If you are reading this as a digital native investor who likes clean models, the best way to frame it is like this. A reinsurer is a risk router. It prices the right to absorb volatility, collects cash now, invests that cash safely, shares or sells the most concentrated pieces when it makes sense, and repeats. Money is made by saying yes at the right price, keeping the combined ratio under control, staying conservative with the float, and using structure to your advantage. Money is lost by chasing top line through soft markets, relying on investment income to cover bad underwriting, forgetting that models are maps and not the territory, and letting concentration sneak up on the balance sheet.

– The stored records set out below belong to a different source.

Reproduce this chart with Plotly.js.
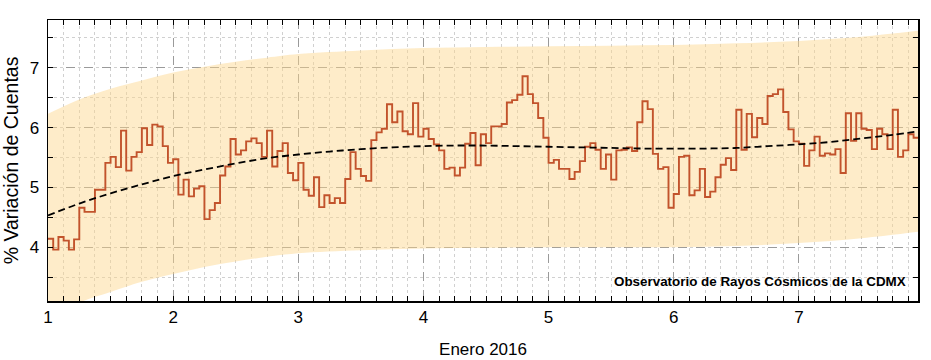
<!DOCTYPE html>
<html>
<head>
<meta charset="utf-8">
<script src="https://cdn.plot.ly/plotly-3.0.1.min.js"></script>
<style>html,body{margin:0;padding:0;background:#fff;}#chart{width:931px;height:360px;}</style>
</head>
<body>
<div id="chart"></div>
<script>
// Hourly % variation of counts, starting at day 1 (January 2016), one value per hour
const startDay = 1;
const hourlyValues = [
  4.14, 3.96, 4.17, 4.11, 3.96, 4.13, 4.66, 4.59, 4.59, 4.96,
  4.96, 5.41, 5.51, 5.34, 5.95, 5.28, 5.51, 5.59, 5.99, 5.71,
  6.05, 6.02, 5.69, 5.41, 5.47, 4.88, 5.13, 4.85, 4.98, 5.02,
  4.47, 4.62, 4.74, 5.20, 5.35, 5.81, 5.55, 5.62, 5.77, 5.82,
  5.74, 5.51, 5.95, 5.35, 5.61, 5.74, 5.24, 5.12, 5.41, 4.96,
  4.86, 5.17, 4.67, 4.87, 4.74, 4.82, 4.74, 5.14, 5.59, 5.31,
  5.19, 5.11, 5.79, 5.92, 5.98, 6.39, 6.09, 6.27, 5.94, 5.89,
  6.41, 5.85, 5.98, 5.81, 5.72, 5.62, 5.31, 5.33, 5.20, 5.33,
  5.73, 5.91, 5.37, 5.89, 5.74, 6.02, 6.02, 6.06, 6.42, 6.46,
  6.55, 6.86, 6.56, 6.41, 6.16, 5.83, 5.41, 5.46, 5.31, 5.31,
  5.14, 5.26, 5.44, 5.68, 5.74, 5.63, 5.31, 5.55, 5.13, 5.62,
  5.63, 5.67, 5.61, 6.09, 6.44, 6.31, 5.56, 5.31, 5.34, 4.66,
  4.89, 5.51, 5.53, 4.87, 4.95, 5.31, 4.84, 4.93, 5.17, 5.38,
  5.49, 5.29, 6.30, 5.63, 6.23, 5.84, 6.16, 6.06, 6.53, 6.56,
  6.64, 6.26, 5.97, 5.77, 5.73, 5.36, 5.62, 5.85, 5.53, 5.57,
  5.55, 5.64, 5.24, 6.24, 5.78, 6.24, 5.98, 5.96, 5.64, 5.98,
  5.89, 5.64, 6.30, 5.51, 5.62, 5.89, 5.83
];

// Smooth trend and its band, read at sample days
const trendDays  = [1.0, 1.25, 1.5, 1.75, 2.0, 2.25, 2.5, 2.75, 3.0, 3.25, 3.5, 3.75, 4.0, 4.25, 4.5, 4.75, 5.0, 5.25, 5.5, 5.75, 6.0, 6.25, 6.5, 6.75, 7.0, 7.25, 7.5, 7.75, 7.96];
const trendValues = [4.53, 4.73, 4.90, 5.05, 5.19, 5.30, 5.40, 5.49, 5.55, 5.60, 5.64, 5.67, 5.69, 5.70, 5.70, 5.69, 5.68, 5.67, 5.66, 5.65, 5.65, 5.65, 5.66, 5.69, 5.72, 5.76, 5.82, 5.88, 5.94];

const bandDays  = [1.0, 1.25, 1.5, 1.75, 2.0, 2.25, 2.5, 2.75, 3.0, 3.5, 4.0, 4.5, 5.0, 5.5, 6.0, 6.5, 7.0, 7.5, 7.96];
const bandUpper = [6.23, 6.47, 6.65, 6.79, 6.92, 7.02, 7.10, 7.17, 7.23, 7.29, 7.33, 7.35, 7.36, 7.37, 7.38, 7.41, 7.45, 7.52, 7.62];
const bandLower = [2.75, 3.07, 3.25, 3.42, 3.55, 3.67, 3.76, 3.84, 3.90, 3.95, 3.98, 3.99, 4.00, 4.00, 4.00, 4.02, 4.07, 4.15, 4.26];

const xTickVals = [1, 2, 3, 4, 5, 6, 7];
const xTickText = ['1', '2', '3', '4', '5', '6', '7'];
const yTickVals = [4, 5, 6, 7];
const yTickText = ['4', '5', '6', '7'];

// step coordinates (bin starts) plus closing edge of last bin
const stepX = hourlyValues.map((v, i) => startDay + i / 24);
stepX.push(startDay + hourlyValues.length / 24);
const stepY = hourlyValues.concat([hourlyValues[hourlyValues.length - 1]]);

const font = 'Liberation Sans, Arial, sans-serif';

const traces = [
  {x: bandDays, y: bandLower, mode: 'lines', line: {width: 0, shape: 'spline'}, hoverinfo: 'skip', showlegend: false},
  {x: bandDays, y: bandUpper, mode: 'lines', line: {width: 0, shape: 'spline'}, fill: 'tonexty',
   fillcolor: 'rgba(252, 214, 140, 0.47)', hoverinfo: 'skip', showlegend: false},
  {x: stepX, y: stepY, mode: 'lines', line: {color: '#C2532C', width: 1.9, shape: 'hv'}, showlegend: false},
  {x: trendDays, y: trendValues, mode: 'lines', line: {color: '#000', width: 1.8, dash: '7px,4px', shape: 'spline'}, showlegend: false}
];

const axisCommon = {
  showline: true, linecolor: '#000', linewidth: 1.5, mirror: 'allticks',
  ticks: 'inside', ticklen: 5, tickwidth: 1, tickcolor: '#000',
  showgrid: true, gridcolor: '#9a9a9a', gridwidth: 1, griddash: 'dash',
  zeroline: false,
  tickfont: {family: font, size: 17, color: '#000'}
};

const layout = {
  width: 931, height: 360,
  margin: {l: 48, r: 13, t: 20, b: 59},
  paper_bgcolor: '#fff', plot_bgcolor: '#fff',
  font: {family: font, color: '#000'},
  xaxis: Object.assign({}, axisCommon, {
    range: [1, 7.952], tickvals: xTickVals, ticktext: xTickText,
    ticklabelstandoff: 0,
    minor: {dtick: 0.125, tick0: 1, ticks: 'inside', ticklen: 5, tickcolor: '#000', showgrid: true, gridcolor: '#d0d0d0', griddash: 'dot', gridwidth: 1},
    title: {text: 'Enero 2016', font: {family: font, size: 17, color: '#000'}, standoff: 17}
  }),
  yaxis: Object.assign({}, axisCommon, {
    range: [3.1, 7.8], tickvals: yTickVals, ticktext: yTickText,
    ticklabelstandoff: 4,
    minor: {dtick: 0.5, tick0: 3, ticks: 'inside', ticklen: 5, tickcolor: '#000', showgrid: true, gridcolor: '#d0d0d0', griddash: 'dot', gridwidth: 1},
    title: {text: '% Variación de Cuentas', font: {family: font, size: 19.5, color: '#000'}, standoff: 12}
  }),
  annotations: [{
    xref: 'paper', yref: 'paper', x: 0.9885, y: 0.07, xanchor: 'right', yanchor: 'middle',
    text: '<b>Observatorio de Rayos Cósmicos de la CDMX</b>', showarrow: false,
    font: {family: font, size: 13.4, color: '#000'}
  }]
};

Plotly.newPlot('chart', traces, layout, {displayModeBar: false, staticPlot: true});
</script>
</body>
</html>
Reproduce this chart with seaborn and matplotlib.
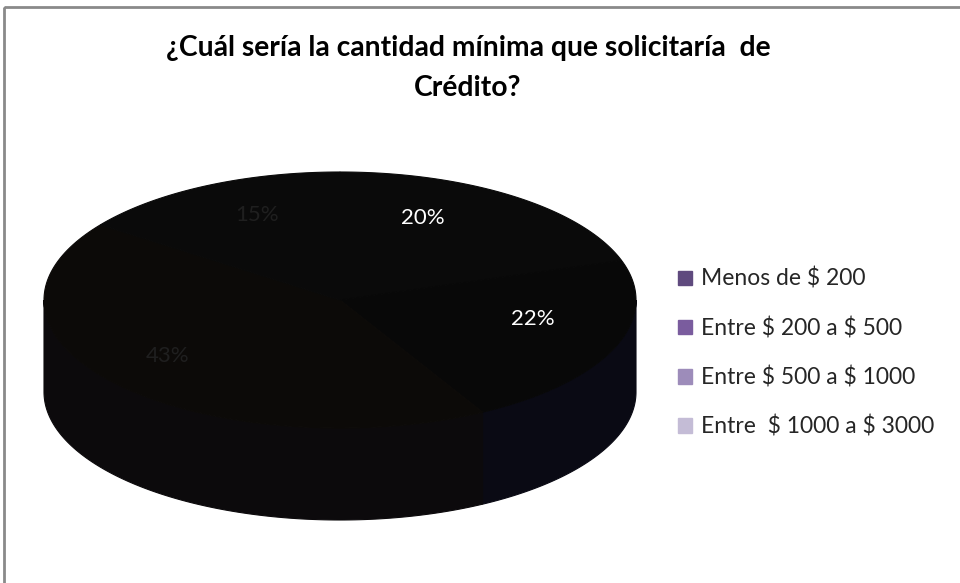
import numpy as np
import matplotlib
matplotlib.use("Agg")
import matplotlib.pyplot as plt
from matplotlib.patches import Polygon, Rectangle, Patch
import seaborn as sns

# ---- data ----
categories = ["Menos de $ 200", "Entre $ 200 a $ 500",
              "Entre $ 500 a $ 1000", "Entre  $ 1000 a $ 3000"]
values = [20, 22, 43, 15]
pct_labels = ["20%", "22%", "43%", "15%"]
legend_colors = ["#5f4a7e", "#7a5c9e", "#9d8cba", "#c4bcd6"]
top_colors = ["#0a0a0a", "#080808", "#0c0a08", "#0a0a0a"]
side_colors = ["#0a0a10", "#0a0a14", "#0c0a0c", "#0a0a0c"]
label_colors = ["white", "white", "#1f1f1f", "#1f1f1f"]
title = "¿Cuál sería la cantidad mínima que solicitaría  de\nCrédito?"

sns.set_theme(style="white")
plt.rcParams['font.family'] = ['Lato', 'DejaVu Sans']
plt.rcParams['text.parse_math'] = False

fig = plt.figure(figsize=(9.6, 5.83), dpi=100)
ax = fig.add_axes([0, 0, 1, 1])
ax.set_xlim(0, 960)
ax.set_ylim(583, 0)
ax.axis('off')

# frame
ax.add_patch(Rectangle((4, 7), 1100, 700, fill=False, edgecolor="#8a8a8a",
                       lw=2, clip_on=False))

# 3D pie geometry (layout)
cx, cy, rx, ry, depth = 340, 300, 296, 128, 92
label_r = 0.72
label_nudge = [(-42, -7), (-5, -15), (-13, -5), (14, -3)]

fracs = np.array(values, dtype=float) / np.sum(values)
bounds = np.concatenate([[0], np.cumsum(fracs)]) * 2 * np.pi


def arc(t0, t1, dy=0.0, n=120):
    t = np.linspace(t0, t1, n)
    return np.column_stack([cx + rx * np.sin(t), cy - ry * np.cos(t) + dy])


# side walls (front half)
for i in range(len(values)):
    a, b = bounds[i], bounds[i + 1]
    lo, hi = max(a, np.pi / 2), min(b, 3 * np.pi / 2)
    if hi > lo:
        top = arc(lo, hi)
        bot = arc(hi, lo, dy=depth)
        ax.add_patch(Polygon(np.vstack([top, bot]), closed=True,
                             facecolor=side_colors[i], edgecolor=side_colors[i],
                             lw=0.8))

# top faces
for i in range(len(values)):
    a, b = bounds[i], bounds[i + 1]
    pts = np.vstack([[cx, cy], arc(a, b)])
    ax.add_patch(Polygon(pts, closed=True, facecolor=top_colors[i],
                         edgecolor=top_colors[i], lw=0.8))

# labels
for i in range(len(values)):
    m = (bounds[i] + bounds[i + 1]) / 2
    x = cx + label_r * rx * np.sin(m) + label_nudge[i][0]
    y = cy - label_r * ry * np.cos(m) + label_nudge[i][1]
    ax.text(x, y, pct_labels[i], color=label_colors[i], fontsize=16,
            ha='center', va='center')

# title
ax.text(468, 68, title, ha='center', va='center', fontsize=20.3,
        fontweight='bold', color='black', linespacing=1.62)

# legend
handles = [Patch(facecolor=c, edgecolor=c) for c in legend_colors]
fig.legend(handles, categories, loc='upper left',
           bbox_to_anchor=(678 / 960, 1 - 268 / 583), frameon=False,
           fontsize=16.5, handlelength=0.6, handleheight=0.6,
           handletextpad=0.42, labelspacing=1.19, borderpad=0,
           borderaxespad=0)

fig.savefig('out.png', dpi=100)
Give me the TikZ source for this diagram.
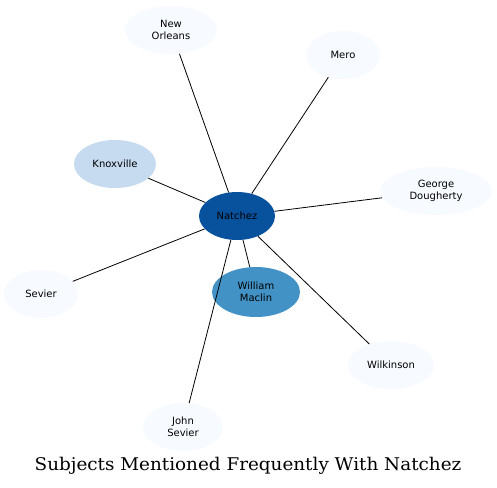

So how do reinsurance companies make money. They earn an underwriting margin when the price of risk matches reality. They earn a return on the float while they hold premium before claims arrive. They earn fees and profit shares when they structure and manage risk for others, including ILS investors and cedants who want a profit commission alignment. The rest is craft. Craft looks like cycle timing, treaty wording, exposure selection, capital discipline, and the brand equity that makes brokers trust your appetite. When those pieces line up, the business prints steady returns in quiet years and takes the punch but survives in turbulent ones. That is the whole game behind the curtain, delivered without the noise and with enough detail to see where the dollars actually come from.